The union, representing 85,000 athletes in more than 60 countries, was joined by athlete groups in the United States, Britain, Canada and Germany in urging the IOC to shelve the proposal.
“We are not convinced that the athlete voice has been adequately sought out … let alone fully integrated,” the multi-nation athlete group said in an Oct. 2 letter to IOC president Thomas Bach published on Friday. “This is not a process that can be rushed to adoption in less than a year.”
The Sports and Rights Alliance activist group, which includes Amnesty, Human Rights Watch and Transparency International, also claimed the IOC promoted the project without heading expert advice.
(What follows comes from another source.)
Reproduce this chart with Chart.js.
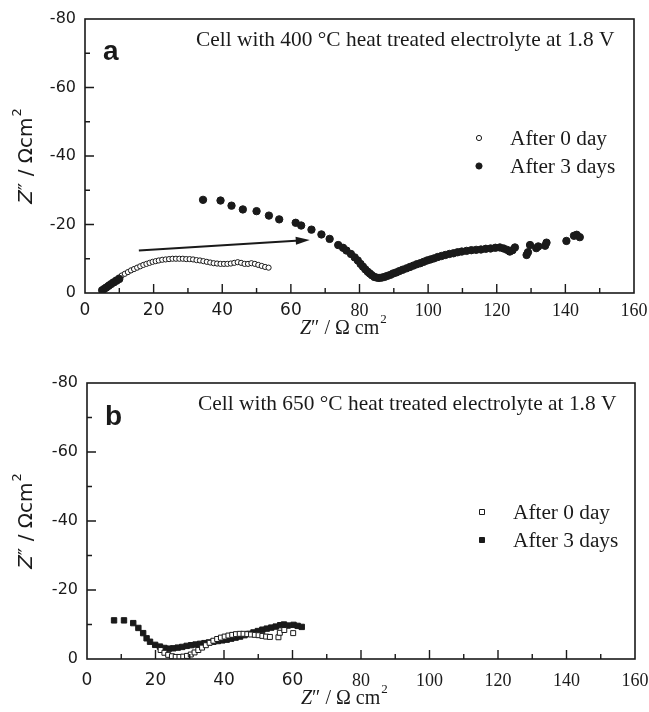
<!DOCTYPE html>
<html>
<head>
<meta charset="utf-8">
<script src="https://cdn.jsdelivr.net/npm/chart.js@4.4.0/dist/chart.umd.min.js"></script>
<style>
  body { margin: 0; background: #fff; width: 649px; height: 712px; overflow: hidden; position: relative; }
  .panel { position: absolute; left: 0; width: 649px; }
  #panelA { top: 0; height: 340px; }
  #panelB { top: 340px; height: 372px; }
</style>
</head>
<body>
<div class="panel" id="panelA"><canvas id="chartA"></canvas></div>
<div class="panel" id="panelB"><canvas id="chartB"></canvas></div>
<script>
// Axis ranges and tick labels (same for both panels)
const xTicks = [0, 20, 40, 60, 80, 100, 120, 140, 160];
const yTicks = [-80, -60, -40, -20, 0];
const seriesLabels = ['After 0 day', 'After 3 days'];

// Panel a: cell with 400 °C heat treated electrolyte  [Z', Z'']
const a0day = [[5.3,-1.2],[6.2,-1.9],[7.1,-2.6],[8,-3.3],[8.9,-3.9],[9.8,-4.5],[10.7,-5.1],[11.6,-5.6],
  [12.5,-6.1],[13.4,-6.6],[14.3,-7],[15.2,-7.4],[16.1,-7.8],[17,-8.2],[17.9,-8.5],[18.8,-8.8],[19.7,-9.1],
  [20.6,-9.3],[21.5,-9.5],[22.5,-9.7],[23.5,-9.8],[24.5,-9.9],[25.5,-10],[26.5,-10],[27.5,-10],[28.5,-10],
  [29.5,-9.9],[30.5,-9.9],[31.5,-9.8],[32.5,-9.6],[33.5,-9.5],[34.5,-9.3],[35.5,-9.1],[36.5,-8.9],[37.5,-8.7],
  [38.5,-8.6],[39.5,-8.5],[40.5,-8.5],[41.5,-8.5],[42.5,-8.6],[43.5,-8.8],[44.5,-9],[45.5,-8.8],[46.5,-8.5],
  [47.5,-8.5],[48.5,-8.7],[49.5,-8.5],[50.5,-8.2],[51.5,-7.9],[52.5,-7.6],[53.5,-7.4]];
const a3days = [[5,-0.8],[5.6,-1.2],[6.2,-1.6],[6.9,-2.1],[7.6,-2.6],[8.4,-3.1],[9.2,-3.6],[10,-4.1],
  [34.4,-27.2],[39.5,-27],[42.7,-25.5],[46,-24.4],[50,-23.9],[53.6,-22.6],[56.6,-21.5],[61.4,-20.5],
  [63,-19.7],[66,-18.5],[68.9,-17.1],[71.3,-15.8],[73.8,-14],[75.2,-13.2],[76.2,-12.4],[77.5,-11.4],
  [78.6,-10.4],[79.5,-9.5],[80.3,-8.5],[81,-7.7],[81.7,-6.9],[82.4,-6.2],[83,-5.7],[83.6,-5.2],[84.3,-4.7],
  [85,-4.5],[85.7,-4.4],[86.5,-4.5],[87.3,-4.7],[88.1,-5],[89,-5.3],[89.8,-5.7],[90.7,-6],[91.6,-6.4],
  [92.6,-6.8],[93.7,-7.2],[94.7,-7.6],[95.7,-8],[96.7,-8.4],[97.7,-8.7],[98.7,-9.1],[99.7,-9.5],[100.7,-9.8],
  [101.7,-10.1],[102.8,-10.5],[103.9,-10.8],[105,-11.1],[106.2,-11.4],[107.4,-11.6],[108.6,-11.9],
  [109.8,-12.1],[111.2,-12.3],[112.6,-12.5],[114,-12.6],[115.4,-12.7],[116.8,-12.9],[118.2,-13],
  [119.6,-13.2],[120.9,-13.3],[122,-13],[123,-12.6],[123.8,-12.1],[124.6,-12.5],[125.3,-13.3],
  [128.7,-11.1],[129.1,-11.9],[129.7,-14],[131.5,-13.1],[132.1,-13.6],[134.1,-13.8],[134.5,-14.7],
  [140.3,-15.2],[142.5,-16.7],[143.3,-17],[144.2,-16.3]];
// arrow from the first arc to the shifted spectrum (data units)
const arrowA = [[15.7,-12.4],[65.5,-15.5]];

// Panel b: cell with 650 °C heat treated electrolyte
const b0day = [[21.5,-2.6],[22.6,-1.8],[23.7,-1.2],[24.8,-0.8],[25.9,-0.6],[27,-0.6],[28.1,-0.7],[29.2,-0.9],
  [30.3,-1.3],[31.4,-1.9],[32.5,-2.6],[33.6,-3.3],[34.7,-4],[35.8,-4.7],[36.9,-5.3],[38,-5.8],[39.1,-6.2],
  [40.2,-6.5],[41.3,-6.8],[42.4,-7],[43.5,-7.2],[44.6,-7.3],[45.7,-7.3],[46.8,-7.2],[47.9,-7.1],[49,-7],
  [50.1,-6.9],[51.2,-6.7],[52.3,-6.5],[53.4,-6.4],[55.9,-6.3],[56.3,-7.6],[57.6,-8.4],[60.2,-7.5]];
const b3days = [[7.9,-11.2],[10.8,-11.2],[13.5,-10.4],[15,-9],[16.4,-7.5],[17.4,-6],[18.4,-5],[19.9,-4.1],
  [21.3,-3.6],[22.6,-3.2],[23.9,-3],[25.2,-3.1],[26.5,-3.3],[27.8,-3.5],[29.1,-3.8],[30.4,-4],[31.7,-4.2],
  [33,-4.4],[34.3,-4.6],[35.6,-4.8],[36.9,-5],[38.2,-5.2],[39.5,-5.4],[40.8,-5.6],[42.1,-5.9],[43.4,-6.2],
  [44.7,-6.5],[46,-6.9],[47.3,-7.3],[48.6,-7.7],[49.9,-8.1],[51.2,-8.5],[52.5,-8.8],[53.8,-9.1],[55.1,-9.4],
  [56.4,-9.8],[57.5,-10],[58.6,-9.7],[60.3,-9.9],[61.5,-9.6],[62.7,-9.3]];

const SANS = '"DejaVu Sans", sans-serif';
const SERIF = '"Liberation Serif", "Times New Roman", serif';
const INK = '#1a1a1a';

function toXY(list) {
  return list.map(p => ({ x: p[0], y: p[1] }));
}

// frame, inward ticks, captions, legend and axis titles
const decorations = {
  id: 'decorations',
  afterDraw(chart, args, o) {
    const ctx = chart.ctx;
    const a = chart.chartArea;
    const xs = chart.scales.x, ys = chart.scales.y;
    ctx.save();

    // arrow
    if (o.arrow) {
      const x1 = xs.getPixelForValue(o.arrow[0][0]), y1 = ys.getPixelForValue(o.arrow[0][1]);
      const x2 = xs.getPixelForValue(o.arrow[1][0]), y2 = ys.getPixelForValue(o.arrow[1][1]);
      const ang = Math.atan2(y2 - y1, x2 - x1);
      ctx.strokeStyle = INK; ctx.fillStyle = INK; ctx.lineWidth = 2;
      ctx.beginPath(); ctx.moveTo(x1, y1); ctx.lineTo(x2 - 10 * Math.cos(ang), y2 - 10 * Math.sin(ang)); ctx.stroke();
      ctx.beginPath();
      ctx.moveTo(x2, y2);
      ctx.lineTo(x2 - 14 * Math.cos(ang) + 4 * Math.sin(ang), y2 - 14 * Math.sin(ang) - 4 * Math.cos(ang));
      ctx.lineTo(x2 - 14 * Math.cos(ang) - 4 * Math.sin(ang), y2 - 14 * Math.sin(ang) + 4 * Math.cos(ang));
      ctx.closePath(); ctx.fill();
    }

    // frame
    ctx.strokeStyle = INK; ctx.lineWidth = 1.6;
    ctx.strokeRect(a.left, a.top, a.right - a.left, a.bottom - a.top);

    // inward ticks
    ctx.lineWidth = 1.4;
    ctx.beginPath();
    xs.ticks.forEach(t => {
      if (t.value <= xs.min || t.value >= xs.max) return;
      const px = xs.getPixelForValue(t.value);
      const len = t.value % 20 === 0 ? 9 : 5;
      ctx.moveTo(px, a.bottom); ctx.lineTo(px, a.bottom - len);
    });
    ys.ticks.forEach(t => {
      if (t.value <= ys.min || t.value >= ys.max) return;
      const py = ys.getPixelForValue(t.value);
      const len = t.value % 20 === 0 ? 9 : 5;
      ctx.moveTo(a.left, py); ctx.lineTo(a.left + len, py);
    });
    ctx.stroke();

    // panel letter and caption
    ctx.fillStyle = INK;
    ctx.textBaseline = 'alphabetic';
    ctx.textAlign = 'left';
    ctx.font = 'bold 28px "Liberation Sans", Arial, sans-serif';
    ctx.fillText(o.letter, a.left + 18, a.top + o.letterDy);
    ctx.font = '21.4px ' + SERIF;
    ctx.fillText(o.caption, a.left + 111, a.top + 27);

    // legend
    chart.data.datasets.forEach((ds, i) => {
      const ly = a.top + o.legendTop + i * 28;
      const mx = o.legendX;
      ctx.lineWidth = 1;
      ctx.strokeStyle = INK;
      ctx.fillStyle = ds.backgroundColor;
      ctx.beginPath();
      if (ds.pointStyle === 'rect') {
        ctx.rect(mx - 2.5, ly - 2.5, 5, 5);
      } else {
        ctx.arc(mx, ly, i === 0 ? 2.6 : 3.1, 0, Math.PI * 2);
      }
      ctx.fill(); ctx.stroke();
      ctx.fillStyle = INK;
      ctx.font = '21.3px ' + SERIF;
      ctx.textBaseline = 'middle';
      ctx.fillText(ds.label, mx + 31, ly + 1);
    });

    // x axis title: Z″ / Ω cm²
    ctx.textBaseline = 'alphabetic';
    let tx = o.xTitleX, ty = o.xTitleY;
    ctx.font = 'italic 20px ' + SERIF;
    ctx.fillText('Z', tx, ty); tx += ctx.measureText('Z').width;
    ctx.font = '20px ' + SERIF;
    ctx.fillText('\u2033 / \u03A9 cm', tx, ty); tx += ctx.measureText('\u2033 / \u03A9 cm').width + 1;
    ctx.font = '13px ' + SERIF;
    ctx.fillText('2', tx, ty - 11);

    // y axis title, rotated
    ctx.translate(32, (a.top + a.bottom) / 2);
    ctx.rotate(-Math.PI / 2);
    const fs = 20;
    ctx.font = 'italic ' + fs + 'px ' + SANS;
    const p1 = 'Z', p2 = '\u2033 / \u03A9cm', p3 = '2';
    const w1 = ctx.measureText(p1).width;
    ctx.font = fs + 'px ' + SANS;
    const w2 = ctx.measureText(p2).width;
    ctx.font = '13px ' + SANS;
    const w3 = ctx.measureText(p3).width;
    let rx = -(w1 + w2 + w3 + 1) / 2;
    ctx.font = 'italic ' + fs + 'px ' + SANS; ctx.fillText(p1, rx, 0); rx += w1;
    ctx.font = fs + 'px ' + SANS; ctx.fillText(p2, rx, 0); rx += w2 + 1;
    ctx.font = '13px ' + SANS; ctx.fillText(p3, rx, -11);
    ctx.restore();
  }
};

function makePanel(id, cfg) {
  return new Chart(document.getElementById(id), {
    type: 'scatter',
    data: {
      datasets: [
        { label: seriesLabels[0], data: toXY(cfg.d0), pointStyle: cfg.style, pointRadius: cfg.r0,
          backgroundColor: '#fff', borderColor: INK, borderWidth: 1, order: cfg.order0 },
        { label: seriesLabels[1], data: toXY(cfg.d3), pointStyle: cfg.style, pointRadius: cfg.r3,
          backgroundColor: INK, borderColor: INK, borderWidth: 1, order: cfg.order3 }
      ]
    },
    options: {
      responsive: true,
      maintainAspectRatio: false,
      animation: false,
      layout: { padding: { left: 0, right: cfg.padRight, top: cfg.padTop, bottom: 0 } },
      plugins: {
        legend: { display: false },
        tooltip: { enabled: false },
        decorations: cfg.deco
      },
      scales: {
        x: {
          type: 'linear', min: 0, max: 160,
          grid: { display: false, drawTicks: false },
          border: { display: false },
          afterFit: s => { s.height = cfg.xAxisH; s.paddingLeft = 0; s.paddingRight = 0; },
          afterBuildTicks: s => { s.ticks = []; for (let v = 0; v <= 160; v += 10) s.ticks.push({ value: v }); },
          ticks: {
            padding: cfg.xPad, color: INK, maxRotation: 0, autoSkip: false,
            callback: v => xTicks.includes(v) ? String(v) : '',
            font: c => (c.tick && c.tick.value >= 70) ? { family: SERIF, size: 18 } : { family: SANS, size: 17 }
          }
        },
        y: {
          type: 'linear', min: -80, max: 0, reverse: true,
          grid: { display: false, drawTicks: false },
          border: { display: false },
          afterFit: s => { s.width = cfg.yAxisW; s.paddingTop = 0; s.paddingBottom = 0; },
          afterBuildTicks: s => { s.ticks = []; for (let v = -80; v <= 0; v += 10) s.ticks.push({ value: v }); },
          ticks: {
            padding: 9, color: INK, autoSkip: false,
            callback: v => yTicks.includes(v) ? String(v) : '',
            font: { family: SANS, size: 16 }
          }
        }
      }
    },
    plugins: [decorations]
  });
}

makePanel('chartA', {
  d0: a0day, d3: a3days, style: 'circle', r0: 2.6, r3: 3.7, order0: 2, order3: 1,
  padRight: 15, padTop: 19, xAxisH: 47, yAxisW: 85, xPad: 7,
  deco: { letter: 'a', letterDy: 41, caption: 'Cell with 400 \u00B0C heat treated electrolyte at 1.8 V',
          legendX: 479, legendTop: 119, arrow: arrowA, xTitleX: 300, xTitleY: 334 }
});

makePanel('chartB', {
  d0: b0day, d3: b3days, style: 'rect', r0: 3.5, r3: 3.8, order0: 1, order3: 2,
  padRight: 14, padTop: 43, xAxisH: 53, yAxisW: 87, xPad: 11,
  deco: { letter: 'b', letterDy: 42, caption: 'Cell with 650 \u00B0C heat treated electrolyte at 1.8 V',
          legendX: 482, legendTop: 129, arrow: null, xTitleX: 301, xTitleY: 364 }
});
</script>
</body>
</html>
The Olympic project was steered by its in-house athlete commission which includes IOC members elected by their fellow competitors in ballots at Summer Games and Winter Games.
“This is one of those projects and programs that are coming out of maybe a more dark side in sport,” Kirsty Coventry, who represents athletes on the IOC executive board, told an Olympic conference in Buenos Aires.
“We all want sport to create change and to create opportunities for athletes and this is what we have come up with,” said the two-time Olympic swimming champion and sports minister for Zimbabwe.
Still, the SRA activist group said the IOC charter fell short of the United Nations Guiding Principles on Business and Human Rights, and was “likely to mischaracterize or ignore certain rights.”
The players’ union also compared the IOC unfavorably with FIFA, which has made “binding policy commitments to human rights.”
Coventry spoke at the two-day Olympism In Action conference, where she was joined on stage by British former cyclist David Millar. He served a two-year ban for doping before joining the World Anti-Doping Agency athlete panel.
Millar questioned the “hundreds of millions” the IOC spends on its Olympic Channel broadcasting project compared to a $16 million annual contribution to WADA’s operating budget.
“It’s up to the IOC to lead by example and give the athletes hope that they are doing their best to help the athletes,” Millar told the audience of international sports leaders. “And I’m not sure if that’s the case at the moment.”